■ EXTRACTED INFORMATION
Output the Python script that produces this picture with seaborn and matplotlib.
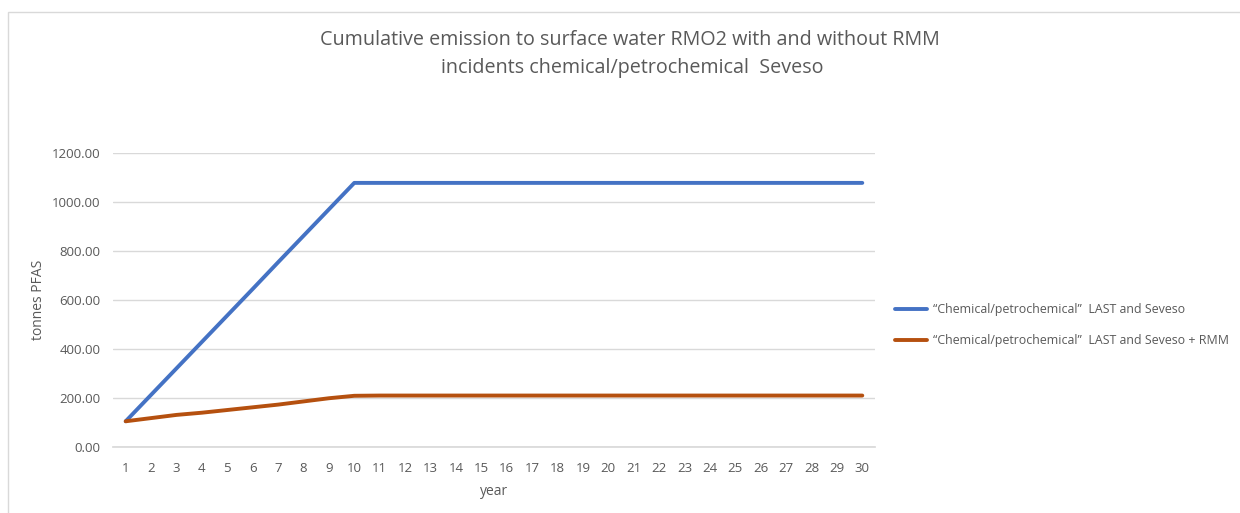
import numpy as np
import pandas as pd
import matplotlib
matplotlib.use("Agg")
import matplotlib.pyplot as plt
import seaborn as sns
from matplotlib.patches import Rectangle

years = list(range(1, 31))
series_names = ['\u201cChemical/petrochemical\u201d  LAST and Seveso',
                '\u201cChemical/petrochemical\u201d  LAST and Seveso + RMM']
last_seveso = [105, 213, 321, 429, 537, 645, 754, 862, 970, 1078] + [1078] * 20
last_seveso_rmm = [105, 118, 131, 140, 151, 162, 173, 186, 199, 209] + [210] * 20
colors = ['#4472C4', '#B5500F']

df = pd.DataFrame({
    'year': years * 2,
    'value': last_seveso + last_seveso_rmm,
    'series': [series_names[0]] * 30 + [series_names[1]] * 30,
})

sns.set_theme(style='white')
plt.rcParams['font.family'] = ['Open Sans', 'DejaVu Sans']

fig = plt.figure(figsize=(12.4, 5.13), dpi=100)
ax = fig.add_axes([113/1240, 1-447/513, (875-113)/1240, (447-153)/513])

sns.lineplot(data=df, x='year', y='value', hue='series', palette=colors,
             linewidth=2.8, ax=ax, legend=True)

ax.set_xlim(0.5, 30.5)
ax.set_ylim(0, 1200)
ax.set_yticks(np.arange(0, 1201, 200))
ax.set_yticklabels([f'{v:.2f}' for v in np.arange(0, 1201, 200)])
ax.set_xticks(years)
ax.set_xticklabels([str(y) for y in years])
ax.grid(axis='y', color='#D9D9D9', linewidth=1)
ax.grid(axis='x', visible=False)
for s in ['top', 'right', 'left']:
    ax.spines[s].set_visible(False)
ax.spines['bottom'].set_color('#D9D9D9')
ax.tick_params(axis='both', colors='#595959', labelsize=9.5, length=0)
ax.tick_params(axis='x', pad=11)
ax.tick_params(axis='y', pad=9)
ax.set_xlabel('year', color='#595959', fontsize=10, labelpad=6)
ax.set_ylabel('tonnes PFAS', color='#595959', fontsize=10, labelpad=4)

leg = ax.legend(loc='center left', bbox_to_anchor=((895-113)/762, 0.415),
                frameon=False, borderaxespad=0, borderpad=0,
                fontsize=8.9, labelcolor='#595959', handlelength=2.6,
                handletextpad=0.5, labelspacing=1.45)

fig.text(0.508, 1-40/513, 'Cumulative emission to surface water RMO2 with and without RMM',
         ha='center', va='center', fontsize=14.2, color='#595959')
fig.text(0.51, 1-68/513, 'incidents chemical/petrochemical  Seveso',
         ha='center', va='center', fontsize=14.2, color='#595959')

fig.patches.append(Rectangle((8/1240, -0.01), 1.5, 1 - 12/513 + 0.01,
                             transform=fig.transFigure, fill=False,
                             edgecolor='#D9D9D9', linewidth=1))

fig.savefig('out.png', dpi=100)
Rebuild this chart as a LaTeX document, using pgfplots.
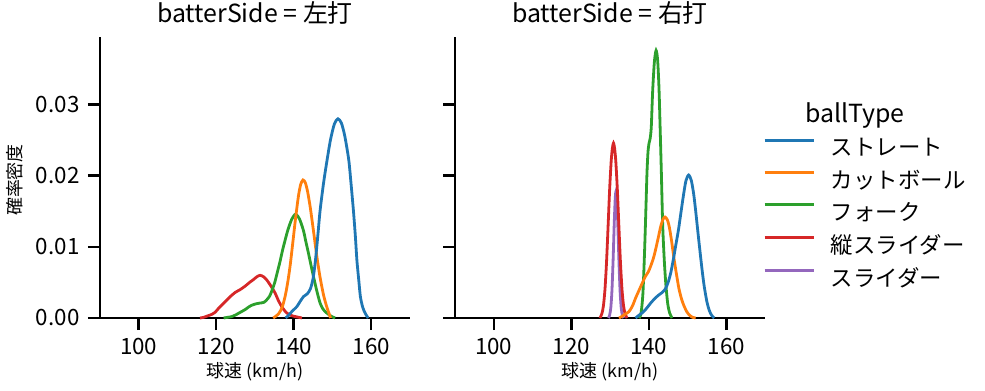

■ EXERCISE DIRECTIONS
Apart from the pictures, the entries above are to be repeated in full and exactly.

■ FULL SOLUTION
Output the Python script that produces this picture with seaborn and matplotlib.
import numpy as np
import pandas as pd
import matplotlib
matplotlib.use("Agg")
import matplotlib.pyplot as plt
import seaborn as sns
from matplotlib.patches import Rectangle

years = list(range(1, 31))
series_names = ['\u201cChemical/petrochemical\u201d  LAST and Seveso',
                '\u201cChemical/petrochemical\u201d  LAST and Seveso + RMM']
last_seveso = [105, 213, 321, 429, 537, 645, 754, 862, 970, 1078] + [1078] * 20
last_seveso_rmm = [105, 118, 131, 140, 151, 162, 173, 186, 199, 209] + [210] * 20
colors = ['#4472C4', '#B5500F']

df = pd.DataFrame({
    'year': years * 2,
    'value': last_seveso + last_seveso_rmm,
    'series': [series_names[0]] * 30 + [series_names[1]] * 30,
})

sns.set_theme(style='white')
plt.rcParams['font.family'] = ['Open Sans', 'DejaVu Sans']

fig = plt.figure(figsize=(12.4, 5.13), dpi=100)
ax = fig.add_axes([113/1240, 1-447/513, (875-113)/1240, (447-153)/513])

sns.lineplot(data=df, x='year', y='value', hue='series', palette=colors,
             linewidth=2.8, ax=ax, legend=True)

ax.set_xlim(0.5, 30.5)
ax.set_ylim(0, 1200)
ax.set_yticks(np.arange(0, 1201, 200))
ax.set_yticklabels([f'{v:.2f}' for v in np.arange(0, 1201, 200)])
ax.set_xticks(years)
ax.set_xticklabels([str(y) for y in years])
ax.grid(axis='y', color='#D9D9D9', linewidth=1)
ax.grid(axis='x', visible=False)
for s in ['top', 'right', 'left']:
    ax.spines[s].set_visible(False)
ax.spines['bottom'].set_color('#D9D9D9')
ax.tick_params(axis='both', colors='#595959', labelsize=9.5, length=0)
ax.tick_params(axis='x', pad=11)
ax.tick_params(axis='y', pad=9)
ax.set_xlabel('year', color='#595959', fontsize=10, labelpad=6)
ax.set_ylabel('tonnes PFAS', color='#595959', fontsize=10, labelpad=4)

leg = ax.legend(loc='center left', bbox_to_anchor=((895-113)/762, 0.415),
                frameon=False, borderaxespad=0, borderpad=0,
                fontsize=8.9, labelcolor='#595959', handlelength=2.6,
                handletextpad=0.5, labelspacing=1.45)

fig.text(0.508, 1-40/513, 'Cumulative emission to surface water RMO2 with and without RMM',
         ha='center', va='center', fontsize=14.2, color='#595959')
fig.text(0.51, 1-68/513, 'incidents chemical/petrochemical  Seveso',
         ha='center', va='center', fontsize=14.2, color='#595959')

fig.patches.append(Rectangle((8/1240, -0.01), 1.5, 1 - 12/513 + 0.01,
                             transform=fig.transFigure, fill=False,
                             edgecolor='#D9D9D9', linewidth=1))

fig.savefig('out.png', dpi=100)
Rebuild this chart as a LaTeX document, using pgfplots.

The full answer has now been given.